When oil deteriorates, products are formed that may require a complete oil change. These products are formations of gums, varnishes, resins, sludge and organic acids. Gums, varnishes and resins cause sticking controls. Sludge may block passages. Acids may cause corrosion of the metal parts and deterioration of seals. The best insurance against formations of these products is to use a high quality oil and maintain low operating temperatures.

The introduction of XPA into the hydraulic system helps to reduce heat in the pumps and fluid motors. These two units are the major heat sources. Friction causes heat, resulting in the deterioration of the oil as well as excessive wear in the pumps and fluid motors.

XPA along with a top grade hydraulic oil will prolong the entire system’s efficiency. Cooler operation, less down time, extended maintenance schedules, and less energy consumption give a much greater economical operational life. The efficiency of a hydraulic system varies with the temperature of the hydraulic oil. The higher the oil temperature, the less efficient the system becomes. Heat is the enemy of the efficiency. Oil Temperature Mechanical Efficiency:49°C = 82%; 71°C = 65% where oil pressure is at 800psi.

Laboratory test show approximately an 8% improvement in efficiency on a fixed displacement pump by adding XPA to the system. Of course, this is under controlled conditions. Results may vary in the field, depending on pump speed, pressure, heat, the initial viscosity of the oil, and the number of components in the system. XPA Metal Conditioner, under pressure, penetrates the surface and into the first 5 microns of ferrous metals, producing a denser and smoother surface. This means less friction between moving parts which reduces the oil temperature within the system. This in turn results in greater efficiency. A 5% to 10% increase in overall efficiency can be reasonably expected. For greater gains, XPA can be added to the components being driven by the hydraulic system. The more components in a system, the greater the efficiency improvement will be due to the accumulated reduction of friction loss.

Oil Temperature Maximum Life The maximum service life of hydraulic oil is directly affected by the temperatures under which it is required to function. 49°C = 8000 hrs; 60°C =4000 hrs; 71°C = 2000 hrs.

By reducing friction, thereby lowering operating oil temperatures, XPA increases the life of hydraulic oils. Filtration XPA is not a replacement for good filtration. It has been estimated that approximately 80% of all hydraulic failures are caused by excessive fluid contamination. Hydraulic systems need to be kept clean and cool for long life and low maintenance; high temperatures shorten fluid life and increase maintenance on all moving parts.

Most hydraulic systems will have only 10 micron to 25 micron filtration. Only the most sophisticated systems filter below 10 microns, such as aircraft, CNC machines and some industrial facilities. XPA will pass through a 5 micron filter.

Recommended quantities Since XPA is 20% heavier than most hydraulic oils and, only a small amount is used, it must be mixed with oil before adding to system. XPA Metal Conditioner does not replace the need for the use of proper hydraulic fluids.

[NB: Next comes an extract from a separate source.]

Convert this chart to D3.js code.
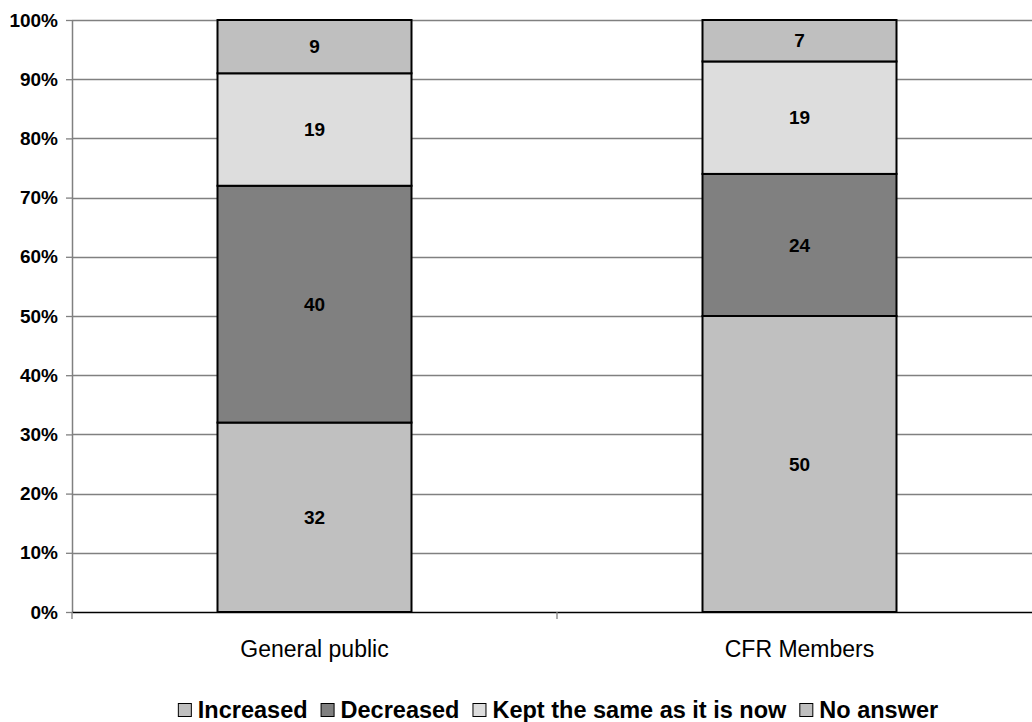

Quantities Added: XPA is used at a 3.125% ratio (of liquid volume) in fluids up to and including 10/W and at 6.25% ratio in heavier hydraulic applications. (3.125% = 1 oz. Per quart - 6.25% = 2 oz. per quart)

B) Applications: Hydraulic are everywhere. Farm equipment, road equipment, manufacturing, food processing, machine shops, conveyor systems, mines, marine (large ships), oil wells, cement trucks, garbage trucks, etc. The power steering in an automobile is a hydraulic system. It consists of a hydraulic pump and reservoir, with internal valving, connected to a hydraulic cylinder at the steering box.

C) General Information: Use of a specifically designed anti-wear type of industrial hydraulic oil is generally recommended. The system should operate in the proper heat range between 40° and 53°C, with an absolute maximum temperature of 66°C, and the hydraulic fluids should maintain proper viscosity (thickness).